* **Directive**: Would you quote the material below from its first line through the line containing "avg_not_attended = [0.947, 0.909, 0.955]", exactly and with both ends included?

* **Material provided**:
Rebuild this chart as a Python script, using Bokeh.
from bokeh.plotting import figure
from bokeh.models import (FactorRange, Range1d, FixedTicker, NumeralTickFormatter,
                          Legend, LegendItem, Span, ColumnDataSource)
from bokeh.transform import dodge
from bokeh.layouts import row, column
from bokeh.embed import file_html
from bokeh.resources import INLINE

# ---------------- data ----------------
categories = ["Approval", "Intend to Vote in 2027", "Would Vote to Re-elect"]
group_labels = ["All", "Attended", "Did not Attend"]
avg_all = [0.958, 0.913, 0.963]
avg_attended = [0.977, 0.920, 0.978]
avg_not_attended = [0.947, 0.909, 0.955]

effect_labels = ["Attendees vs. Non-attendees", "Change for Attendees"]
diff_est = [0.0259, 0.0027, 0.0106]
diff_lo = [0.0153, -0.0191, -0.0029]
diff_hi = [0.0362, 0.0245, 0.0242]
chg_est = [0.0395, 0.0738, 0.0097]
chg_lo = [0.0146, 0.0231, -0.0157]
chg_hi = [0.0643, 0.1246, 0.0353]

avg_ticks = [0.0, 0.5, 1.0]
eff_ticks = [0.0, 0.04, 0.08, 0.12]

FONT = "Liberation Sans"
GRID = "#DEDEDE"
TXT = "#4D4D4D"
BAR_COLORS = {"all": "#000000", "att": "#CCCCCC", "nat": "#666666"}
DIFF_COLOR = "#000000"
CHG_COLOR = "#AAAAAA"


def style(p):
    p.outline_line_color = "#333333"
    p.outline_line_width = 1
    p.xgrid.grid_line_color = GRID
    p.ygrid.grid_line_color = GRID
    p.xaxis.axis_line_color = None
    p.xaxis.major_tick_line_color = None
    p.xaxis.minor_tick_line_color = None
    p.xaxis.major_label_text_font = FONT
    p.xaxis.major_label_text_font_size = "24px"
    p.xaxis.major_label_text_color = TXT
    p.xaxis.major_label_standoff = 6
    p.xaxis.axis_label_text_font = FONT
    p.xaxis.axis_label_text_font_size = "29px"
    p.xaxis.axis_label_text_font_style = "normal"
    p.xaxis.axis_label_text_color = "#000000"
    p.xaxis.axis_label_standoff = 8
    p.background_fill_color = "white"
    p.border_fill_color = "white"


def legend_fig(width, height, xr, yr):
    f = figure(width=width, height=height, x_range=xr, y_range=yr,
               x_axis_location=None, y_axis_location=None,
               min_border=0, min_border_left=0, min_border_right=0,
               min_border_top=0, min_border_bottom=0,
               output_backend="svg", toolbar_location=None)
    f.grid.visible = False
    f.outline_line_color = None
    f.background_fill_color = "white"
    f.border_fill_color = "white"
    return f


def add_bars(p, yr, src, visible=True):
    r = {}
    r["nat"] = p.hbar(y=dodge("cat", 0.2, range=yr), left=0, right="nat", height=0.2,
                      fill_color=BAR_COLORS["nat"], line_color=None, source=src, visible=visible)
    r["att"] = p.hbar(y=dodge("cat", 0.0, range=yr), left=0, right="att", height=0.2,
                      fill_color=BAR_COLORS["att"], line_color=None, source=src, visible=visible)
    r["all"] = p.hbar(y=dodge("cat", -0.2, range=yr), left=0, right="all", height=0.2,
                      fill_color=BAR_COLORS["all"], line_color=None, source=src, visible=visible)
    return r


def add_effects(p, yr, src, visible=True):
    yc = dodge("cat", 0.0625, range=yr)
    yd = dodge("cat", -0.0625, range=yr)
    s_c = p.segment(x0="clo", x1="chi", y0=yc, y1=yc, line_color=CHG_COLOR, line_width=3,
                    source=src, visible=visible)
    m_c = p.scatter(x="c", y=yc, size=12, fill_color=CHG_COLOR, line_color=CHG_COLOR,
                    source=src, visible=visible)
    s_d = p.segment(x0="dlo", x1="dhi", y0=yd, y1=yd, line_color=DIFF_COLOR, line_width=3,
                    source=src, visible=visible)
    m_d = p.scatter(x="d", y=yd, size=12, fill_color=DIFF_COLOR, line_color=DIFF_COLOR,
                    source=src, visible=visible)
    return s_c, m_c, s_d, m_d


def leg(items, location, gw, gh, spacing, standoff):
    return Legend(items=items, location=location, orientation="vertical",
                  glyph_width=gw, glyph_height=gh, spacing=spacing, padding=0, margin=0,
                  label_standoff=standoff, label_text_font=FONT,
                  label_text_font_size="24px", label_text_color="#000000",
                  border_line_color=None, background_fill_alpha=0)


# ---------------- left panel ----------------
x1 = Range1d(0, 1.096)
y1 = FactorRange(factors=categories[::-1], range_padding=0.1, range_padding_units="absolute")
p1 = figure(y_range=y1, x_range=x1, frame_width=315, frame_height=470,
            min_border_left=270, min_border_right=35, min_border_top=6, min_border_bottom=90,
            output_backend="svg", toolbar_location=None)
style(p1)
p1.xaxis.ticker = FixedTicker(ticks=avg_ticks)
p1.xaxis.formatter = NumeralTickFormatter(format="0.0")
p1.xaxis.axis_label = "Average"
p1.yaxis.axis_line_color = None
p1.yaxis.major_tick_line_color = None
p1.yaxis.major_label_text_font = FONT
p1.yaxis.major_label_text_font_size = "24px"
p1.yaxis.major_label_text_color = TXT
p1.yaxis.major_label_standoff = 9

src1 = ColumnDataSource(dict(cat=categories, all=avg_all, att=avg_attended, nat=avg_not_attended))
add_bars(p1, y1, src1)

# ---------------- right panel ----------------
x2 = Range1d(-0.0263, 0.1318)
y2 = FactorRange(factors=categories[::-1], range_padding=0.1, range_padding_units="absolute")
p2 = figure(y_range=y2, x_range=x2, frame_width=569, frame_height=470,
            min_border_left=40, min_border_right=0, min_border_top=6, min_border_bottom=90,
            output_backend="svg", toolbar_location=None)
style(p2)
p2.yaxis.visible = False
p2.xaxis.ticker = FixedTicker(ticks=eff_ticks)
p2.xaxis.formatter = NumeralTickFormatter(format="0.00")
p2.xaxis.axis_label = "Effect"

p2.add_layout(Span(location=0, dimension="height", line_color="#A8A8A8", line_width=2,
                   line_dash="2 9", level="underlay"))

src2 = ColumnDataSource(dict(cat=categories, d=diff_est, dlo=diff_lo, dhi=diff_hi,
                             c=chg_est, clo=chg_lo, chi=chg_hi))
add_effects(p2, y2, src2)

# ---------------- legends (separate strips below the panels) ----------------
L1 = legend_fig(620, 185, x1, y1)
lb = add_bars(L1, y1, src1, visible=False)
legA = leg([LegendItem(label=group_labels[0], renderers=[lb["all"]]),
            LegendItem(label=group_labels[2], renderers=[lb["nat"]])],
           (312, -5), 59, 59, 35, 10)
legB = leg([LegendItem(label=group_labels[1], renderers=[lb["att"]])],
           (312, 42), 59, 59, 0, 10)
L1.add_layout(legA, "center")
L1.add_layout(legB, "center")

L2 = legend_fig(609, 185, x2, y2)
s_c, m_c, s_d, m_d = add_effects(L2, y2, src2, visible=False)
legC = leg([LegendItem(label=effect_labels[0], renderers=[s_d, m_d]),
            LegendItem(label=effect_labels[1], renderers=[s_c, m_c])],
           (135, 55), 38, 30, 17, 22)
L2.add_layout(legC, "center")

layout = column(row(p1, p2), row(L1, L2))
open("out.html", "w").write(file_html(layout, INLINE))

* **Written response**:
Rebuild this chart as a Python script, using Bokeh.
from bokeh.plotting import figure
from bokeh.models import (FactorRange, Range1d, FixedTicker, NumeralTickFormatter,
                          Legend, LegendItem, Span, ColumnDataSource)
from bokeh.transform import dodge
from bokeh.layouts import row, column
from bokeh.embed import file_html
from bokeh.resources import INLINE

# ---------------- data ----------------
categories = ["Approval", "Intend to Vote in 2027", "Would Vote to Re-elect"]
group_labels = ["All", "Attended", "Did not Attend"]
avg_all = [0.958, 0.913, 0.963]
avg_attended = [0.977, 0.920, 0.978]
avg_not_attended = [0.947, 0.909, 0.955]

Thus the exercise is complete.